Maybe. But this is where things get messy.
As Shah points out, “If you look at all the things that are in the definition of free and open source, some of those things apply and the other things don’t.” For one, you can’t modify the weights directly. You can’t go in and change a floating-point number. You have to recompile those from somewhere else.
“I want a license on the weights themselves that allows me to build products and further models on top of them with as few restrictions as possible,” Datasette creator Simon Willison stresses. That at least clarifies where the license should apply, but it doesn’t quite resolve Shah’s more fundamental question as to whether open sourcing the weights makes sense.
Where to apply the license?
In our conversation, Shah outlined a few different ways to think about “code” in the context of LLMs. The first is to think of curated training data like the source code of software programs. If we start there, then training (gradient descent) is like compilation of source code, and the deep neural network architecture of transformer models or LLMs is like the virtual hardware or physical hardware that the compiled program runs on. In this reading, the weights are the compiled program.
This seems reasonable but immediately raises key questions. First, that curated data is often owned by someone else.
Second, although the licenses are on the weights today, this may not work well because those weights are just floating-point numbers. Is this any different from saying you’re licensing code, which is just a bunch of 1s and 0s? Should the license be on the architecture? Probably not, as the same architecture with different weights can give you a completely different AI.
Should the license then be on the weights and architecture? Perhaps, but it’s possible to modify the behavior of the program without access to the source code through fine-tuning and instruction tuning.
Then there’s the reality that developers often distribute deltas or differences from the original weights. Are the deltas subject to the same license as the original model? Can they have completely different licenses?
See the problems? All solvable, but not simple. It’s not as clear as declaring that an LLM is open source or not.
Perhaps a better way to think about open source in the context of weights is to think of weights as the source code of software, which seems to be Willison’s interpretation. In this world, the compilation of the software comes down to its interpretation on different hardware (CPUs and GPUs). But, does the license on the weights include the neural network architecture? What do we do about diffs and variants of the model after fine-tuning?
What do we do about the training data, which is arguably as important, if not more so, as the weights? How about open sourcing the process of selecting the right set of data? Hugely important, but not currently envisioned by how we use open source to describe an LLM.

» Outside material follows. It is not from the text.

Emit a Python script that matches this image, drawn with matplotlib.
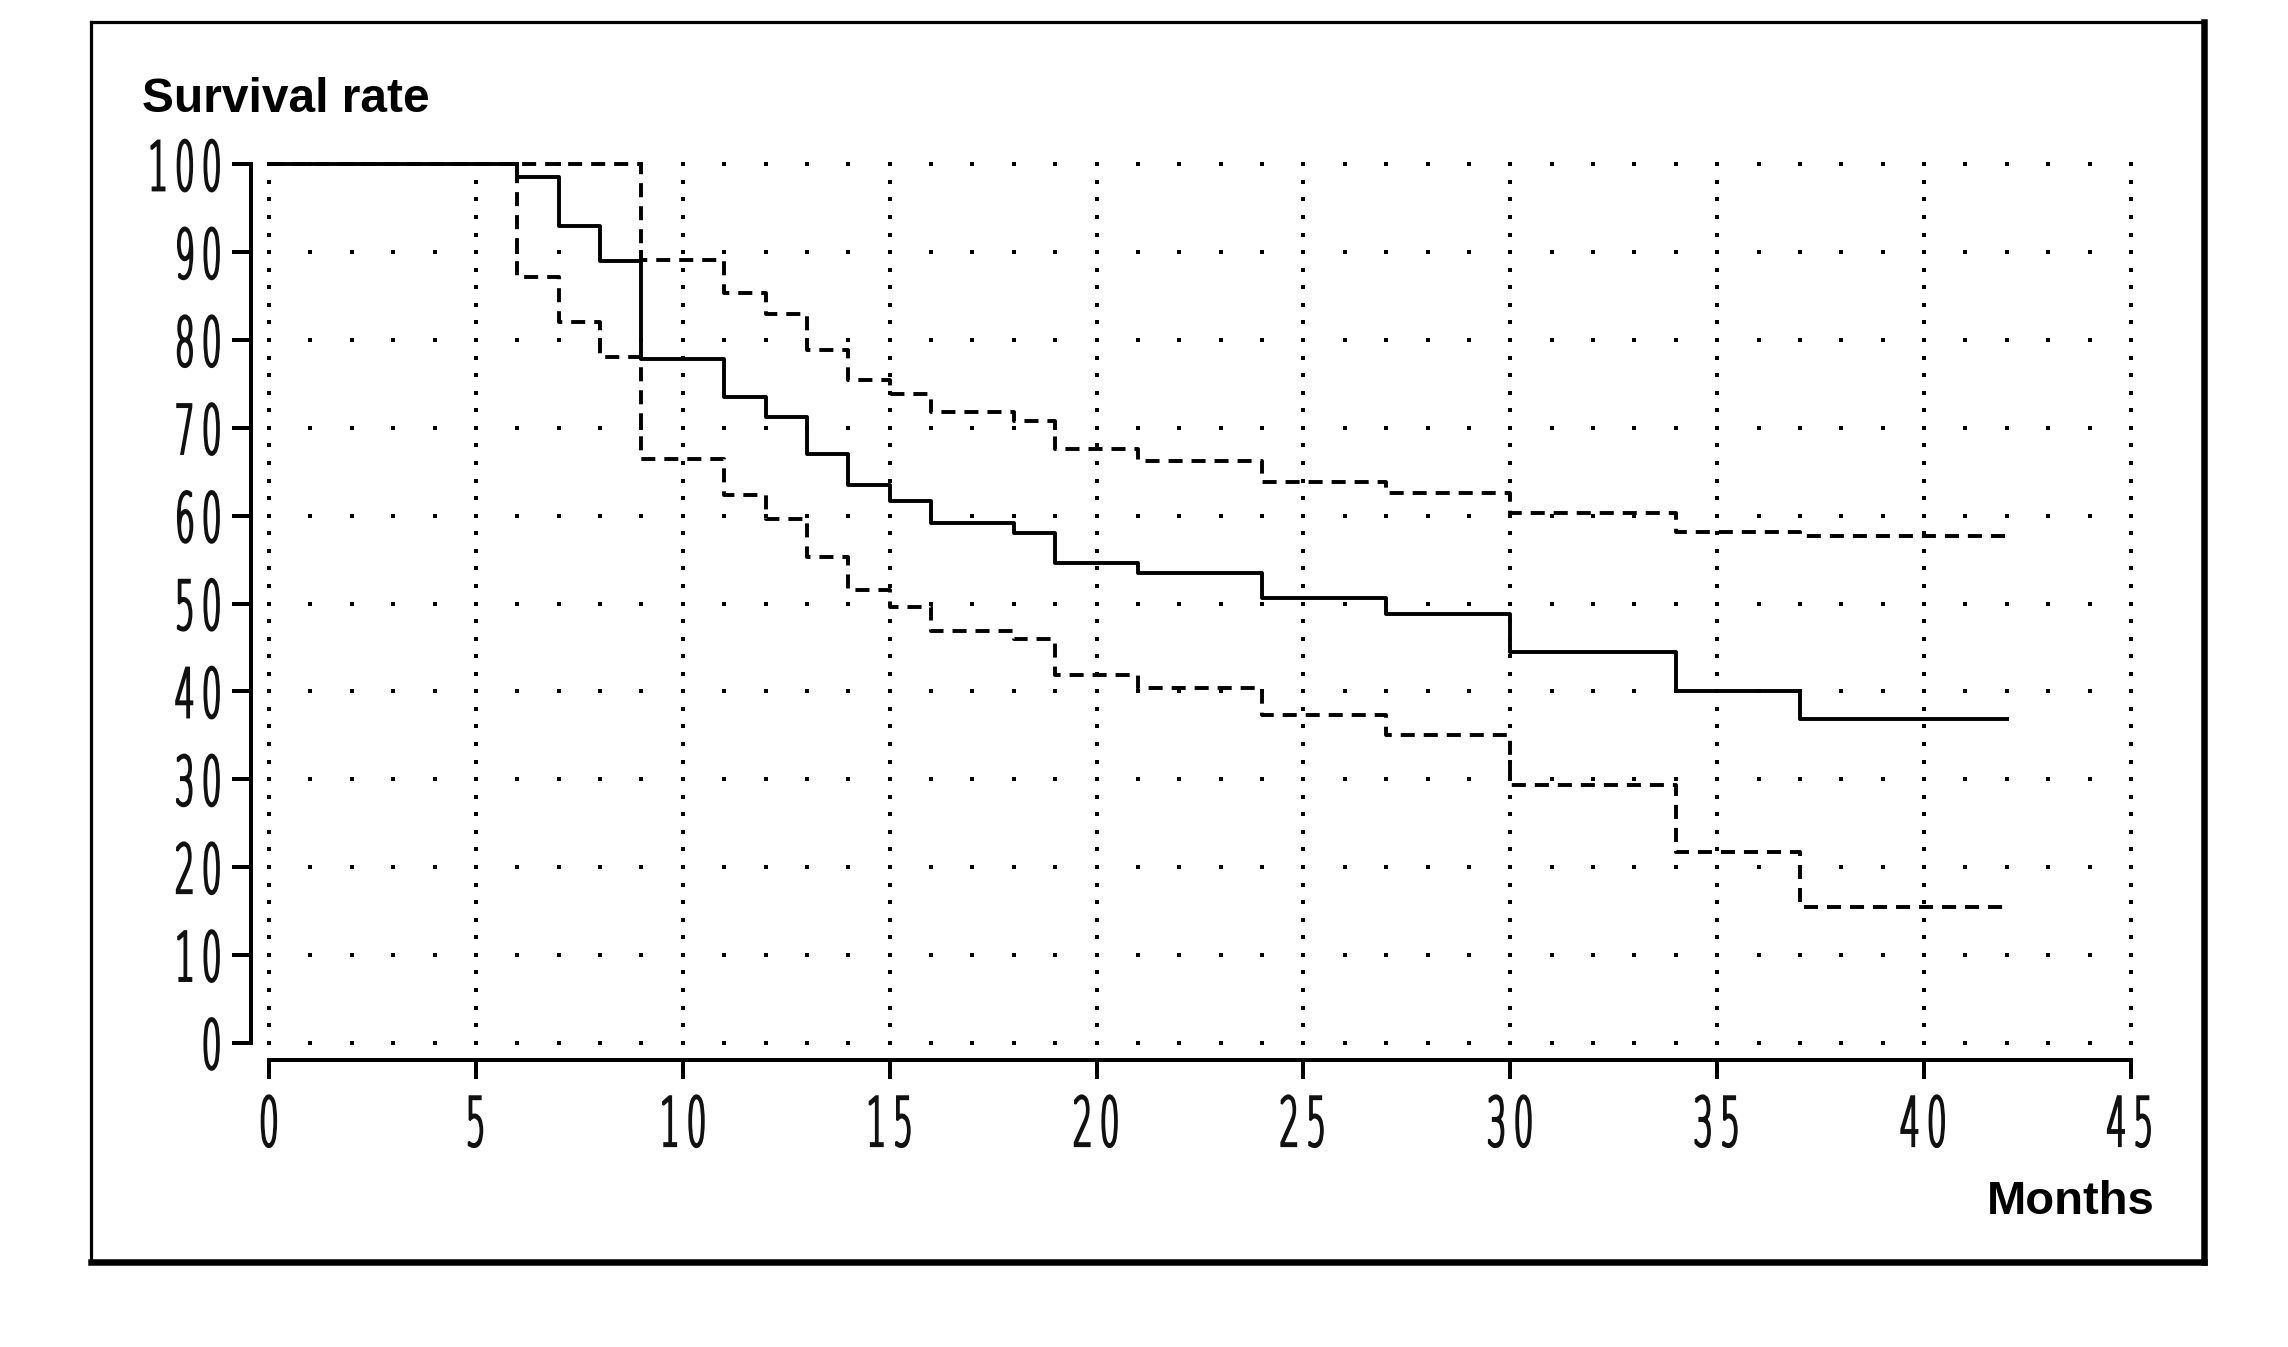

These aren’t academic issues. Given the explosion in AI adoption, it’s important that developers, startups, and everyone can use open source LLMs and know what that means. Willison, for example, tells me that he’d love to better understand his rights under a licensed LLM like Llama 2.
Also, what are its limitations? What do the restrictions “on using it to help train competing models—especially wrt fine-tuning” actually mean? Willison is way ahead of most of us in terms of adoption and use of LLMs to advance software development. If he has questions, we all should.
“We are in the age of data programming,” Shah declares. But for this age to have maximum impact, we need to figure out what we mean when we call it open source.